At least four people have died and more than six were still missing on Thursday after storm Daniel swept across central Greece, triggering landslides, destroying roads and bridges and carrying away dozens of cars.
Prime Minister Kyriakos Mitsotakis postponed an annual economic speech scheduled for this weekend and will instead visit areas hit since Monday by torrential rain that has flooded homes and destroyed key infrastructure, including power poles.
“The state mechanism’s absolute priority right now is the rescue and evacuation of people from the areas affected,” government spokesman Pavlos Marinakis told a press briefing.
“Our country is facing for the third day a phenomenon unlike any other we have seen in the past,” Marinakis said, before announcing that the recently re-elected leader’s main economic policy speech would be held in the middle of next week instead of Saturday.
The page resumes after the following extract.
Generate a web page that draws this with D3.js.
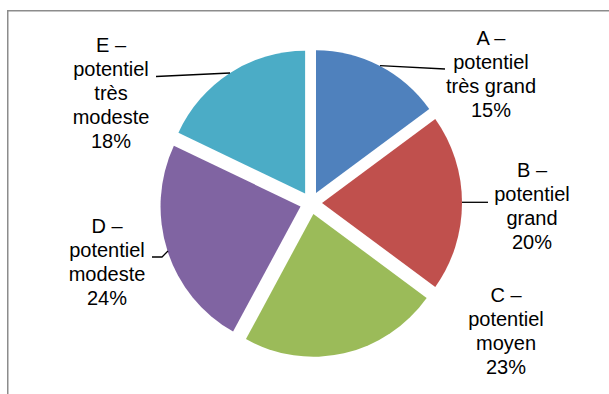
<!DOCTYPE html>
<html>
<head>
<meta charset="utf-8">
<script src="https://cdn.jsdelivr.net/npm/d3@7"></script>
<style>
  html, body { margin: 0; padding: 0; background: #fff; }
  svg { display: block; }
  text { font-family: "Liberation Sans", Arial, sans-serif; font-size: 20px; fill: #000; }
</style>
</head>
<body>
<svg id="chart" width="609" height="394"></svg>
<script>
// Potential classes and their shares (%)
const categories = ["A", "B", "C", "D", "E"];
const values = [15, 20, 23, 24, 18];
const labelLines = [
  ["A –", "potentiel", "très grand", "15%"],
  ["B –", "potentiel", "grand", "20%"],
  ["C –", "potentiel", "moyen", "23%"],
  ["D –", "potentiel", "modeste", "24%"],
  ["E –", "potentiel", "très", "modeste", "18%"]
];
const colors = ["#4F81BD", "#C0504D", "#9BBB59", "#8064A2", "#4BACC6"];

const W = 609, H = 394;
const cx = 311, cy = 203;       // pie centre
const radius = 140;
const explode = 11;             // every slice pulled out from the centre
const yStretch = 1.02;

// label anchor (centre x, first baseline) and leader lines
const labelPos = [[491, 45], [532, 177], [506, 302], [107, 233], [111, 52]];
const leaders = [
  [[380, 65.7], [445, 69]],
  [[462, 202.3], [488, 202.3]],
  null,
  [[152, 257], [162, 257], [168, 251]],
  [[156, 76.5], [230, 73]]
];

const svg = d3.select("#chart");

// chart-area frame
svg.append("rect")
  .attr("x", 7.75).attr("y", 10.75)
  .attr("width", W).attr("height", H)
  .attr("fill", "none")
  .attr("stroke", "#8c8c8c")
  .attr("stroke-width", 1.5);

const pie = d3.pie().sort(null).value(d => d)
  .startAngle(0).endAngle(2 * Math.PI);
const arcs = pie(values);
const arc = d3.arc().innerRadius(0).outerRadius(radius);

const g = svg.append("g")
  .attr("transform", `translate(${cx},${cy}) scale(1,${yStretch})`);

g.selectAll("path.slice")
  .data(arcs)
  .join("path")
  .attr("class", "slice")
  .attr("d", arc)
  .attr("fill", (d, i) => colors[i])
  .attr("transform", d => {
    const a = (d.startAngle + d.endAngle) / 2;
    return `translate(${explode * Math.sin(a)},${-explode * Math.cos(a)})`;
  });

// leader lines
const line = d3.line();
svg.selectAll("path.leader")
  .data(leaders.filter(d => d))
  .join("path")
  .attr("class", "leader")
  .attr("d", d => line(d))
  .attr("fill", "none")
  .attr("stroke", "#000")
  .attr("stroke-width", 1.3);

// data labels
const labels = svg.selectAll("text.lbl")
  .data(categories)
  .join("text")
  .attr("class", "lbl")
  .attr("text-anchor", "middle")
  .attr("x", (d, i) => labelPos[i][0])
  .attr("y", (d, i) => labelPos[i][1]);

labels.each(function(d, i) {
  d3.select(this).selectAll("tspan")
    .data(labelLines[i])
    .join("tspan")
    .attr("x", labelPos[i][0])
    .attr("dy", (t, j) => j === 0 ? 0 : 24)
    .text(t => t);
});
</script>
</body>
</html>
The mainland port city of Volos, the surrounding mountainous Pelion area and the cities of Karditsa and Trikala were among the worst-hit areas.
Heavy rainfall, which came days after a two-week deadly wildfire died out in the north and authorities said was the most extreme on record, has turned many villages in the low-lying area of Karditsa, in the mainland Thessaly plain, into a lake.
Civil Protection Minister Vassilis Kikilias said during a press briefing on Thursday that six people had been reported missing in the area of Karditsa.
A senior fire brigade official told Reuters that the body of a man was found in the town of Domokos. The bodies of two men and a woman were found on Wednesday across the region.